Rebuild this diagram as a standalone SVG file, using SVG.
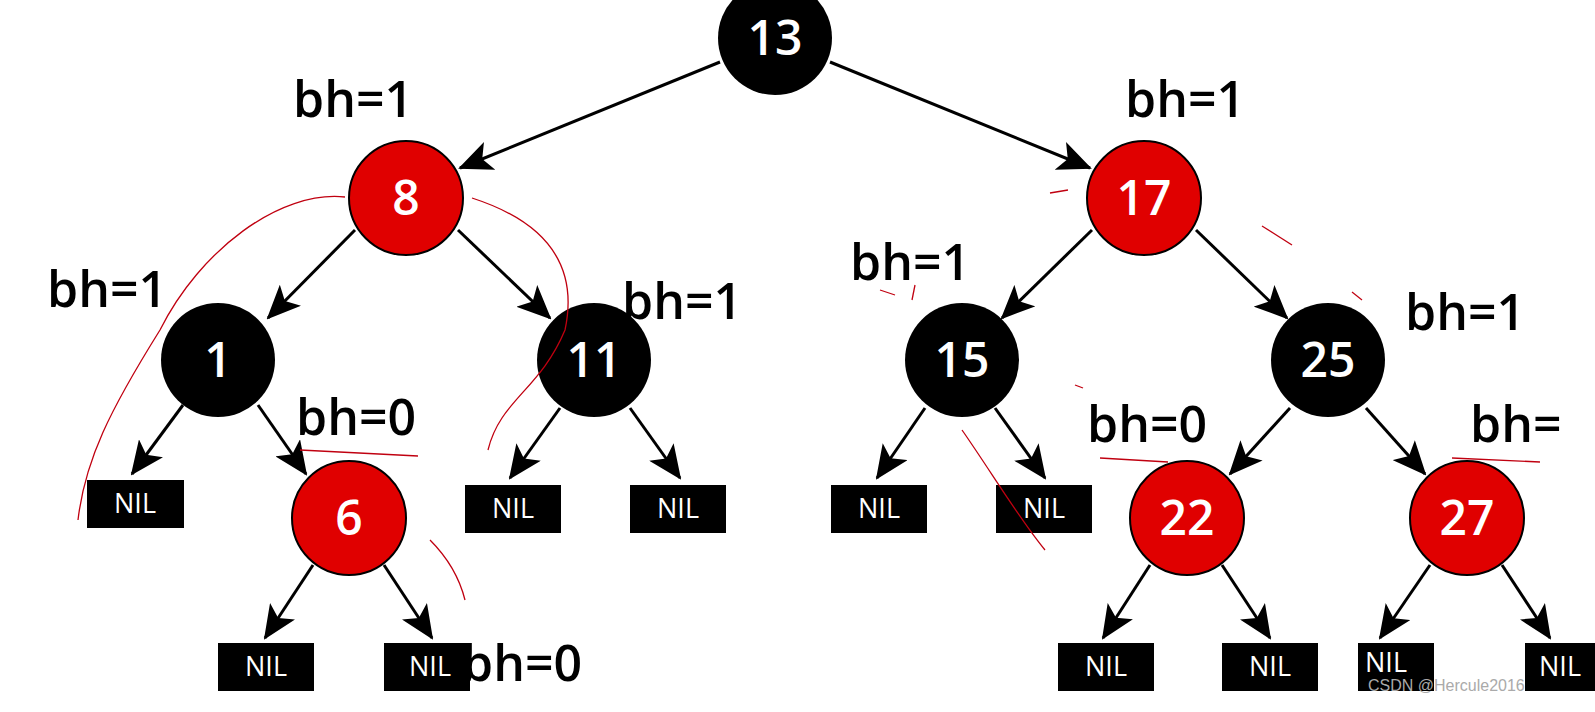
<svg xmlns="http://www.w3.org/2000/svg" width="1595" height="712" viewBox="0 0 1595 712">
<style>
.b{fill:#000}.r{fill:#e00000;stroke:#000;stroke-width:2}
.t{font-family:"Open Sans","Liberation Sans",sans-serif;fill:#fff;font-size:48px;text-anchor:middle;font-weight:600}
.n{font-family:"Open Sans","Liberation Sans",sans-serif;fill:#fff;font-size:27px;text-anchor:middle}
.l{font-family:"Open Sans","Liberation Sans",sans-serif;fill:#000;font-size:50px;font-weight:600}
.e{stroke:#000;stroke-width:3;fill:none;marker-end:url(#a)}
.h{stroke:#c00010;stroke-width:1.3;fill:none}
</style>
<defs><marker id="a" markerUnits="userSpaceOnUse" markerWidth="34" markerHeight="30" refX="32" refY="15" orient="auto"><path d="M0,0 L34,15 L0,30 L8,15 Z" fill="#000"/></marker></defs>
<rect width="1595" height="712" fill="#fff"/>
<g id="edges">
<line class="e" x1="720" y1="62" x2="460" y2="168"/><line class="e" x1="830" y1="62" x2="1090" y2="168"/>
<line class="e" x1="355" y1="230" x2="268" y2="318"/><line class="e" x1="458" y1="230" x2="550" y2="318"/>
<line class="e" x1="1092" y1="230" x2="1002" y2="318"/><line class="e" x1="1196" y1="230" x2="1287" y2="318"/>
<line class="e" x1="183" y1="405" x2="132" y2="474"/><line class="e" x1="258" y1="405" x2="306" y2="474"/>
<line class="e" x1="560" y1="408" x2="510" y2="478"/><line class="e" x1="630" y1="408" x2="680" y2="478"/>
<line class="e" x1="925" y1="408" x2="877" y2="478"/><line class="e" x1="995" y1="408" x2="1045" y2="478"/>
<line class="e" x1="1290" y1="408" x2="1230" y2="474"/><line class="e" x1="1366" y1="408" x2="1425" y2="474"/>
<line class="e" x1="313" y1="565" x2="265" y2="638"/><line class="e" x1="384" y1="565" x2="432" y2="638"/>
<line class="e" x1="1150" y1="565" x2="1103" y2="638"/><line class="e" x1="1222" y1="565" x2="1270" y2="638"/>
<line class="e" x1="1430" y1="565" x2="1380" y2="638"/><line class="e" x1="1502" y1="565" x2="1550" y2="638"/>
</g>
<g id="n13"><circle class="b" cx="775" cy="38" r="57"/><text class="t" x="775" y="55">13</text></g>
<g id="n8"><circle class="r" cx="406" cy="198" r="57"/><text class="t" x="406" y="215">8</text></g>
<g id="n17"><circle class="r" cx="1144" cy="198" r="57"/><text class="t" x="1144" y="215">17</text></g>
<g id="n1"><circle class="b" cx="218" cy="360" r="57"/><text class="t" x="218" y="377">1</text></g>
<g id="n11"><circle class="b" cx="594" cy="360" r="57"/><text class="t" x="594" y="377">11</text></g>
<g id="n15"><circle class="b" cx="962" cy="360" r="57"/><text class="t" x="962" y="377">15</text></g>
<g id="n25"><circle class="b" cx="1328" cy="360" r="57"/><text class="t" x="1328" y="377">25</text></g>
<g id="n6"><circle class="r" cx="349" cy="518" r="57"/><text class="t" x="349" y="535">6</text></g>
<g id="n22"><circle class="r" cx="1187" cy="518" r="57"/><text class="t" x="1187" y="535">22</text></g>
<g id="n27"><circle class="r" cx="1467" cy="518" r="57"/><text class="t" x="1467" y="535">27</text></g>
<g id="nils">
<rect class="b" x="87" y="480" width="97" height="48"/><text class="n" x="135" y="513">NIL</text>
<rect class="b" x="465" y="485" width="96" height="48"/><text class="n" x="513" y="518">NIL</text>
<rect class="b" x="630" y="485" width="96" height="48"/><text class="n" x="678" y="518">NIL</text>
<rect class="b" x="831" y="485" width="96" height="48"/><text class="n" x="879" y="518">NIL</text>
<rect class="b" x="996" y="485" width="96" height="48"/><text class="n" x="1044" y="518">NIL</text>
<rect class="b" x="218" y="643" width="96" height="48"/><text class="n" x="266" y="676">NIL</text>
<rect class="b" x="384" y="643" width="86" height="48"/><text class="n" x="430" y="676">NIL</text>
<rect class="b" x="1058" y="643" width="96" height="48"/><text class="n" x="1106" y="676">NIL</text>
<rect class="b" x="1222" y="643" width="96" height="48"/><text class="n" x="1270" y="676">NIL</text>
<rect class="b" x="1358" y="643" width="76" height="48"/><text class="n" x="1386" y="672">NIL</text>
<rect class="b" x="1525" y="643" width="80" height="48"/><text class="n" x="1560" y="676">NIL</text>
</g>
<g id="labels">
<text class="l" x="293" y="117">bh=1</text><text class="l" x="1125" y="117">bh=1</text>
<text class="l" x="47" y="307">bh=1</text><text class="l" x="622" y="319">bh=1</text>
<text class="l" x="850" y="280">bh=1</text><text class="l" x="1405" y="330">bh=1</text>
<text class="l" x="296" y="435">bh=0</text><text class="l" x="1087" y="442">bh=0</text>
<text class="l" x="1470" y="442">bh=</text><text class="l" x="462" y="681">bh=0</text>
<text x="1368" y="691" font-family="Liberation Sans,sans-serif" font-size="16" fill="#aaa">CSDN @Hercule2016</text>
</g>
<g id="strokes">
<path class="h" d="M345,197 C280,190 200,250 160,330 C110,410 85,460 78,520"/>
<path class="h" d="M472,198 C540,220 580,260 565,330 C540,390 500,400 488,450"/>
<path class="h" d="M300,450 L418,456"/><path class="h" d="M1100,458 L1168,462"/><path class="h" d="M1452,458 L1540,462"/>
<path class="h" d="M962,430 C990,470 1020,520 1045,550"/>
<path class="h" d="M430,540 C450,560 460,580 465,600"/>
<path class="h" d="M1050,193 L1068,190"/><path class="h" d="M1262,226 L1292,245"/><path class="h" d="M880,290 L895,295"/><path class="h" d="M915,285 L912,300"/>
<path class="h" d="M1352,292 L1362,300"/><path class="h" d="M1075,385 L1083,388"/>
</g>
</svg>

——

Written request:
Every line above should be returned exactly; the pictures stay out.

Exercise solution:
Rebuild this diagram as a standalone SVG file, using SVG.
<svg xmlns="http://www.w3.org/2000/svg" width="1595" height="712" viewBox="0 0 1595 712">
<style>
.b{fill:#000}.r{fill:#e00000;stroke:#000;stroke-width:2}
.t{font-family:"Open Sans","Liberation Sans",sans-serif;fill:#fff;font-size:48px;text-anchor:middle;font-weight:600}
.n{font-family:"Open Sans","Liberation Sans",sans-serif;fill:#fff;font-size:27px;text-anchor:middle}
.l{font-family:"Open Sans","Liberation Sans",sans-serif;fill:#000;font-size:50px;font-weight:600}
.e{stroke:#000;stroke-width:3;fill:none;marker-end:url(#a)}
.h{stroke:#c00010;stroke-width:1.3;fill:none}
</style>
<defs><marker id="a" markerUnits="userSpaceOnUse" markerWidth="34" markerHeight="30" refX="32" refY="15" orient="auto"><path d="M0,0 L34,15 L0,30 L8,15 Z" fill="#000"/></marker></defs>
<rect width="1595" height="712" fill="#fff"/>
<g id="edges">
<line class="e" x1="720" y1="62" x2="460" y2="168"/><line class="e" x1="830" y1="62" x2="1090" y2="168"/>
<line class="e" x1="355" y1="230" x2="268" y2="318"/><line class="e" x1="458" y1="230" x2="550" y2="318"/>
<line class="e" x1="1092" y1="230" x2="1002" y2="318"/><line class="e" x1="1196" y1="230" x2="1287" y2="318"/>
<line class="e" x1="183" y1="405" x2="132" y2="474"/><line class="e" x1="258" y1="405" x2="306" y2="474"/>
<line class="e" x1="560" y1="408" x2="510" y2="478"/><line class="e" x1="630" y1="408" x2="680" y2="478"/>
<line class="e" x1="925" y1="408" x2="877" y2="478"/><line class="e" x1="995" y1="408" x2="1045" y2="478"/>
<line class="e" x1="1290" y1="408" x2="1230" y2="474"/><line class="e" x1="1366" y1="408" x2="1425" y2="474"/>
<line class="e" x1="313" y1="565" x2="265" y2="638"/><line class="e" x1="384" y1="565" x2="432" y2="638"/>
<line class="e" x1="1150" y1="565" x2="1103" y2="638"/><line class="e" x1="1222" y1="565" x2="1270" y2="638"/>
<line class="e" x1="1430" y1="565" x2="1380" y2="638"/><line class="e" x1="1502" y1="565" x2="1550" y2="638"/>
</g>
<g id="n13"><circle class="b" cx="775" cy="38" r="57"/><text class="t" x="775" y="55">13</text></g>
<g id="n8"><circle class="r" cx="406" cy="198" r="57"/><text class="t" x="406" y="215">8</text></g>
<g id="n17"><circle class="r" cx="1144" cy="198" r="57"/><text class="t" x="1144" y="215">17</text></g>
<g id="n1"><circle class="b" cx="218" cy="360" r="57"/><text class="t" x="218" y="377">1</text></g>
<g id="n11"><circle class="b" cx="594" cy="360" r="57"/><text class="t" x="594" y="377">11</text></g>
<g id="n15"><circle class="b" cx="962" cy="360" r="57"/><text class="t" x="962" y="377">15</text></g>
<g id="n25"><circle class="b" cx="1328" cy="360" r="57"/><text class="t" x="1328" y="377">25</text></g>
<g id="n6"><circle class="r" cx="349" cy="518" r="57"/><text class="t" x="349" y="535">6</text></g>
<g id="n22"><circle class="r" cx="1187" cy="518" r="57"/><text class="t" x="1187" y="535">22</text></g>
<g id="n27"><circle class="r" cx="1467" cy="518" r="57"/><text class="t" x="1467" y="535">27</text></g>
<g id="nils">
<rect class="b" x="87" y="480" width="97" height="48"/><text class="n" x="135" y="513">NIL</text>
<rect class="b" x="465" y="485" width="96" height="48"/><text class="n" x="513" y="518">NIL</text>
<rect class="b" x="630" y="485" width="96" height="48"/><text class="n" x="678" y="518">NIL</text>
<rect class="b" x="831" y="485" width="96" height="48"/><text class="n" x="879" y="518">NIL</text>
<rect class="b" x="996" y="485" width="96" height="48"/><text class="n" x="1044" y="518">NIL</text>
<rect class="b" x="218" y="643" width="96" height="48"/><text class="n" x="266" y="676">NIL</text>
<rect class="b" x="384" y="643" width="86" height="48"/><text class="n" x="430" y="676">NIL</text>
<rect class="b" x="1058" y="643" width="96" height="48"/><text class="n" x="1106" y="676">NIL</text>
<rect class="b" x="1222" y="643" width="96" height="48"/><text class="n" x="1270" y="676">NIL</text>
<rect class="b" x="1358" y="643" width="76" height="48"/><text class="n" x="1386" y="672">NIL</text>
<rect class="b" x="1525" y="643" width="80" height="48"/><text class="n" x="1560" y="676">NIL</text>
</g>
<g id="labels">
<text class="l" x="293" y="117">bh=1</text><text class="l" x="1125" y="117">bh=1</text>
<text class="l" x="47" y="307">bh=1</text><text class="l" x="622" y="319">bh=1</text>
<text class="l" x="850" y="280">bh=1</text><text class="l" x="1405" y="330">bh=1</text>
<text class="l" x="296" y="435">bh=0</text><text class="l" x="1087" y="442">bh=0</text>
<text class="l" x="1470" y="442">bh=</text><text class="l" x="462" y="681">bh=0</text>
<text x="1368" y="691" font-family="Liberation Sans,sans-serif" font-size="16" fill="#aaa">CSDN @Hercule2016</text>
</g>
<g id="strokes">
<path class="h" d="M345,197 C280,190 200,250 160,330 C110,410 85,460 78,520"/>
<path class="h" d="M472,198 C540,220 580,260 565,330 C540,390 500,400 488,450"/>
<path class="h" d="M300,450 L418,456"/><path class="h" d="M1100,458 L1168,462"/><path class="h" d="M1452,458 L1540,462"/>
<path class="h" d="M962,430 C990,470 1020,520 1045,550"/>
<path class="h" d="M430,540 C450,560 460,580 465,600"/>
<path class="h" d="M1050,193 L1068,190"/><path class="h" d="M1262,226 L1292,245"/><path class="h" d="M880,290 L895,295"/><path class="h" d="M915,285 L912,300"/>
<path class="h" d="M1352,292 L1362,300"/><path class="h" d="M1075,385 L1083,388"/>
</g>
</svg>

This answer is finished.